Lo sviluppo dei social network, che li ha portati a prendere il sopravvento sui media tradizionali, sta mettendo a rischio il diritto fondamentale del popolo all’informazione. Lo dice un nuovo rapporto UNESCO, che pone a confronto i trend globali degli ultimi cinque anni: Journalism is a Public Good.
Dal 2016 ad oggi una gran parte degli utenti dei mezzi d’informazione e degli introiti pubblicitari è passata da giornali e reti televisive alle piattaforme online, usando in particolare Google e Meta che da sole attirano la metà degli investimenti nelle pubblicità online. Nello stesso periodo, i pagamenti indirizzati al marketing ricevuti dai giornali sono diminuiti del 50%. I social, quindi, stanno uccidendo i giornali attirando a sé gli annunci pubblicitari delle aziende, indispensabili per mantenere vive le redazioni e finanziare gli stipendi dei giornalisti. Nel corso degli anni la quantità di voci espresse nei social media è quasi duplicata, dai 2.3 miliardi del 2016 ai 4.2 del 2021, ma questo non ha determinato necessariamente un valore aggiunto per la diffusione dell’informazione.
La situazione, già in declino, è peggiorata ulteriormente con l’arrivo del COVID-19. Quello che sarebbe potuto essere un servizio salvavita, il giornalismo, ha subito tagli di personale e la chiusura di molte redazioni. Mentre diminuivano le pubblicità, aumentavano drasticamente i contenuti fittizi relativi alla progressione ed alla natura della malattia, che si sono diffusi rapidamente sulle piattaforme online. I paesi a reddito basso e medio, in particolare, hanno subito un isolamento estremo dalle fonti attendibili di notizie.
Il rapporto UNESCO evidenzia: “Nel settembre del 2020 più di un milione di post con informazioni inesatte, inattendibili ed ingannevoli sulla pandemia sono stati pubblicati su Twitter. Lo dice l’Infodemics Observatory del COVID-19, un’iniziativa della Fondazione Bruno Kessler”.

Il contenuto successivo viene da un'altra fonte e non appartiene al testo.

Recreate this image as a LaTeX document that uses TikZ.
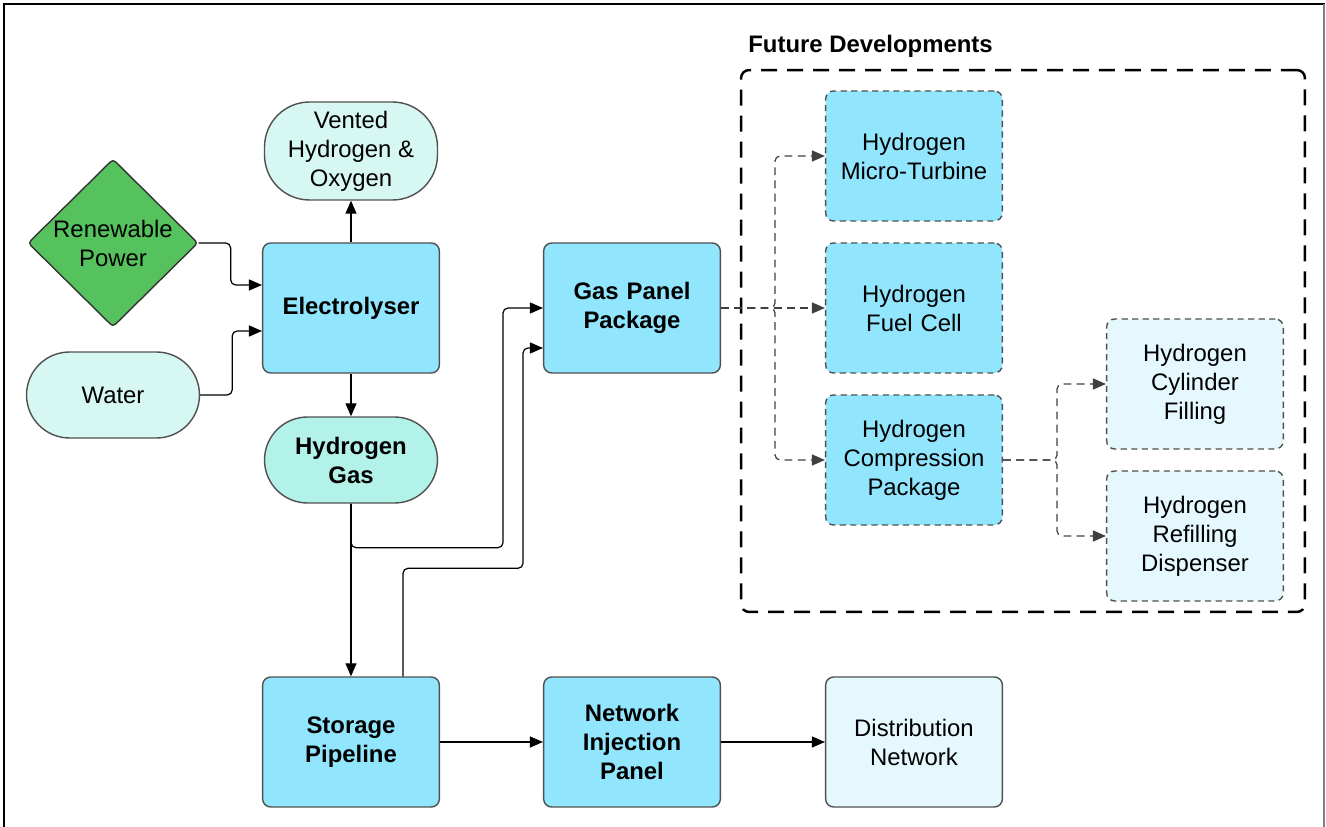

Un sondaggio effettuato tra 1400 giornalisti, inoltre, ha dimostrato che almeno due terzi di essi si sentono meno sicuri nei loro posti di lavoro, per via delle pressioni economiche causate dalla pandemia.
Non sono solo il COVID ed i social media a mettere a dura prova il lavoro dei reporter: a questi si aggiunge la continua persecuzione che subiscono in paesi in guerra o con regimi totalitari e non solo. Tra il 2016 ed il 2021 sono stati in 455 i giornalisti ad essere uccisi per via o durante il compimento del loro lavoro, e nove su dieci di questi crimini rimangono irrisolti. Anche lo spazio online comporta, in particolare per le donne, il rischio di subire insulti e minacce di ogni tipo.
In molti paesi, i lavoratori del campo dell’informazione non vengono protetti dalla legge e, anzi, vengono colpiti da censura o accusati del reato di diffamazione nel compimento del loro mestiere.
Alla fine del rapporto UNESCO, i suoi autori hanno spinto i governi a muoversi in tre direzione per proteggere la vita ed il lavoro dei giornalisti e dei media indipendenti. La prima iniziativa è di tipo economico, chiede di supportare la viabilità finanziaria del mestiere, offrendo per esempio benefici fiscali a giornali e reti televisive. La seconda punta a formare i cittadini, insegnando loro la differenza tra le fonti attendibili di informazioni e quelle che creano fake news. Infine, l’UNESCO chiede che i paesi membri dell’ONU adottino nuove leggi, in modo da supportare la produzione di notizie facilmente reperibili e provenienti da fonti varie e proteggere i giornalisti in giro per il mondo.